Kepemilikan terhadap BUK-M1 oleh militer Ukraina bisa jadi benar
jika mengingat Ukraina mendapat dukungan khusus dari Uni Eropa dan Amerika
Serikat untuk membangun pertahanan di negaranya. Selain itu, posisi geografis
Ukraina bisa menjadi negara penyangga (buffer
state) bagi Barat dari pengaruh Rusia.
Dengan adanya skenario besar dari Rusia dan Ukraina tersebut,
pemberontak Ukraina yang pro-Rusia tidak berarti hanya menjadi kambing hitam.

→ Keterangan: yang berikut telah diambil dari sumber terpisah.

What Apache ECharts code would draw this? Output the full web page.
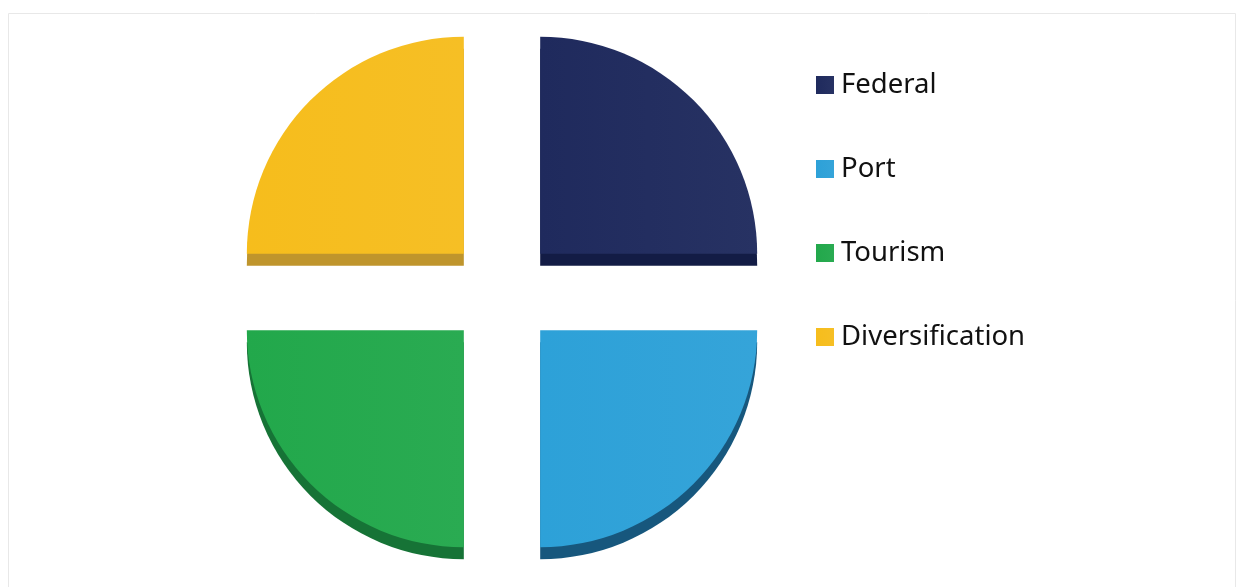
<!DOCTYPE html>
<html>
<head>
<meta charset="utf-8">
<script src="https://cdn.jsdelivr.net/npm/echarts@6/dist/echarts.min.js"></script>
<style>html,body{margin:0;padding:0;background:#fff;}#c{width:1241px;height:587px;}</style>
</head>
<body>
<div id="c"></div>
<script>
const categories = ['Federal', 'Port', 'Tourism', 'Diversification'];
const values = [25, 25, 25, 25];
const faceColors = ['#1f2a5d', '#2da1d8', '#22a84b', '#f6bd1c'];
const sideColors = ['#131c45', '#17577d', '#167336', '#bf952c'];

const chart = echarts.init(document.getElementById('c'));
const faceData = categories.map((n, i) => ({
  name: n, value: values[i], selected: true,
  itemStyle: { color: new echarts.graphic.LinearGradient(0, 0, 1, 0, [
    { offset: 0, color: faceColors[i] },
    { offset: 1, color: echarts.color.lift(faceColors[i], 0.04) }
  ]) }
}));
const sideData = categories.map((n, i) => ({
  name: n, value: values[i], selected: true,
  itemStyle: { color: sideColors[i] }
}));
const common = {
  type: 'pie', radius: [0, 217], startAngle: 90, clockwise: true,
  selectedMode: 'multiple', selectedOffset: 54,
  label: { show: false }, labelLine: { show: false },
  emphasis: { disabled: true }, animation: false
};
chart.setOption({
  backgroundColor: '#ffffff',
  graphic: [{
    type: 'rect', shape: { x: 8.5, y: 13.5, width: 1227, height: 580 },
    style: { fill: 'none', stroke: '#e8e8e8', lineWidth: 1 }, z: -10
  }],
  legend: {
    orient: 'vertical', left: 811, top: 65,
    icon: 'rect', itemWidth: 18, itemHeight: 18, itemGap: 54,
    data: categories,
    textStyle: { fontFamily: 'Noto Sans', fontSize: 27.5, color: '#111', lineHeight: 30, padding: [0, 0, 0, 2] }
  },
  series: [
    Object.assign({}, common, { name: 'face', center: [502, 292], data: faceData, z: 3 }),
    Object.assign({}, common, { name: 'side', center: [502, 304], data: sideData, z: 2, silent: true })
  ]
});
</script>
</body>
</html>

Sama halnya dengan skenario Rusia, pemberontak adalah pihak yang paling getol
menuduh Ukraina yang menembakkan roket ke badan pesawat MH17 hingga jatuh.
Peristiwa tersebut dapat menjadi titik balik perjuangannya selama ini yang
bisa memperkuat posisi pergerakannya di mata internasional. Apalagi ditambah
pertanyaan besar apakah pemberontak memiliki senjata yang mampu menjatuhkan
pesawat yang terbang di ketinggian 10 ribu meter.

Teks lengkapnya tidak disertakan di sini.